Let $E\in\mathbb{R}$ be a Borel measurable set with finite measure $m(E)$. Show that there exists $A\subset E$ such that $m(A) = m(E)/2$.
Here is my proof. I just want to know if it's correct and if there are any inaccuracies.
Notice that $E$ either contains intervals in $\mathbb{R}$, or $E$ has measure zero. If $E$ has measure zero then any subset $A\subset E$ will have measure zero, satisfying the condition, $$0 = m(A) = m(E)/2 = 0/2 = 0$$ If $E$ does not have measure zero than let $$E=E' \cup \bigcup_{n=1}^N O_n $$ where $E'$ is the subset of $E$ containing all the singletons in $E$ such that $$m(E) = m\left(E' \cup \bigcup_{n=1}^N O_n \right) = m\left( \bigcup_{n=1}^N O_n \right)$$ Furthermore let $O_n$ be pairwise disjoint. Remember that we can always construct a union of pairwise disjoint sets $$O'_n = O_n\setminus(\cup_{m=1}^{n-1} O_m )$$ that is equal to a union of non pairwise disjoint sets $$\bigcup_{n=1}^N O_n = \bigcup_{n=1}^N O'_n$$ The union is finite because we $m(E)$ is finite. Now let $$O'_n = [a,b] \quad U_n = [a, (a+b)/2] \quad A = \bigcup_{n=1}^N U_n \quad \text{it doesn't matter if $O'_n$ is open or closed}$$ Clearly, $A\subset E$ and and $U_n$ are pairwise disjoint $$m(A) = \sum_{n=1}^N m(U_n) = \sum_{n=1}^N m(O'_n)/2 = \frac{1}{2}m \left(\bigcup_{n=1}^N O_n\right) = m(E)/2$$
Is this proof correct?

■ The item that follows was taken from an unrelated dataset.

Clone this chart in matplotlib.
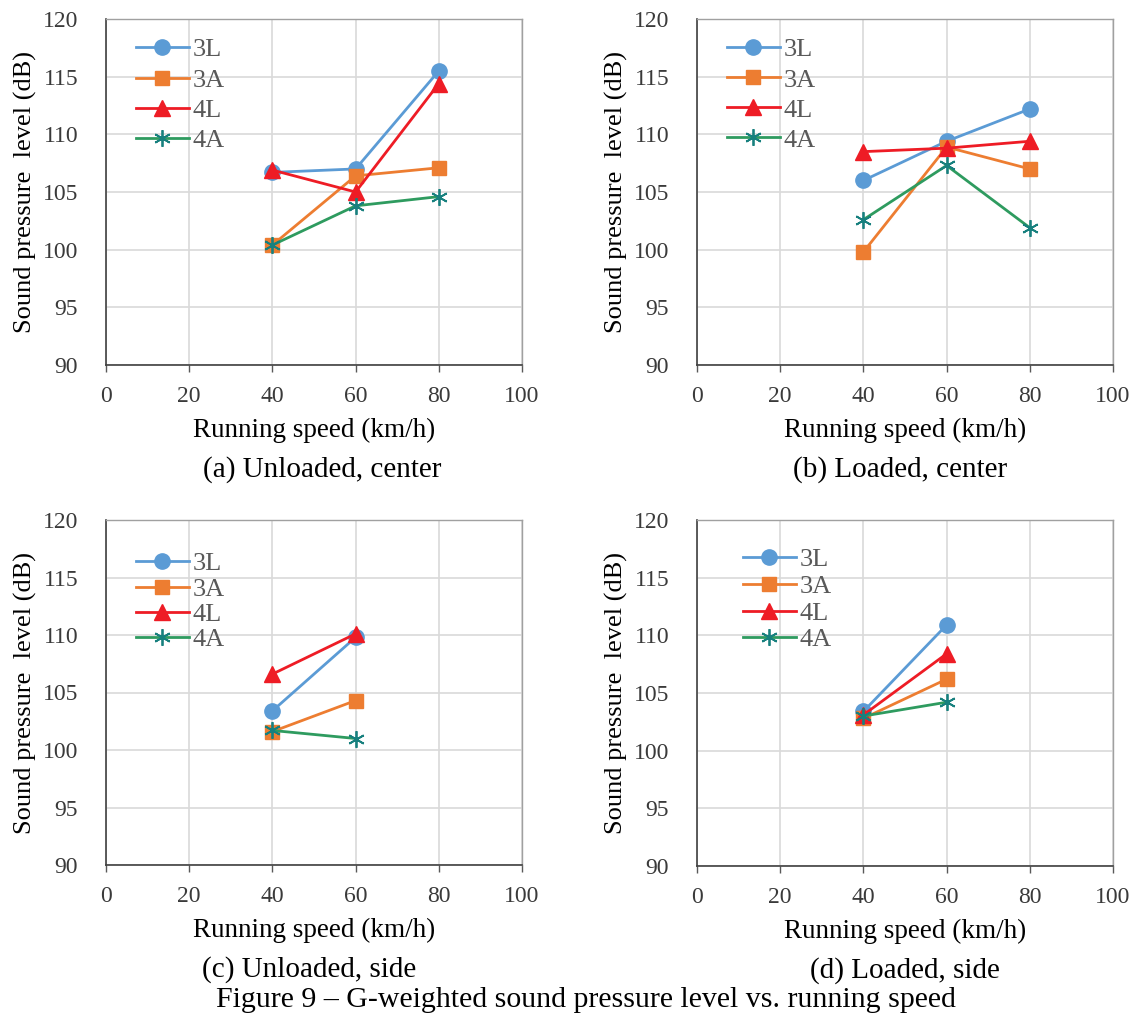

Are there any inaccuracies?
Your argument is wrong. $[0,1]\setminus {\Bbb Q}$ has measure 1 but doesn't contain intervals.
An alternative (and much simpler approach): Look at the function $f(t) = m(E\cap (-\infty,t])$ and show that it is continuous and tends to zero and $m(E)$, respectively, as $t$ goes to minus or plus infinity.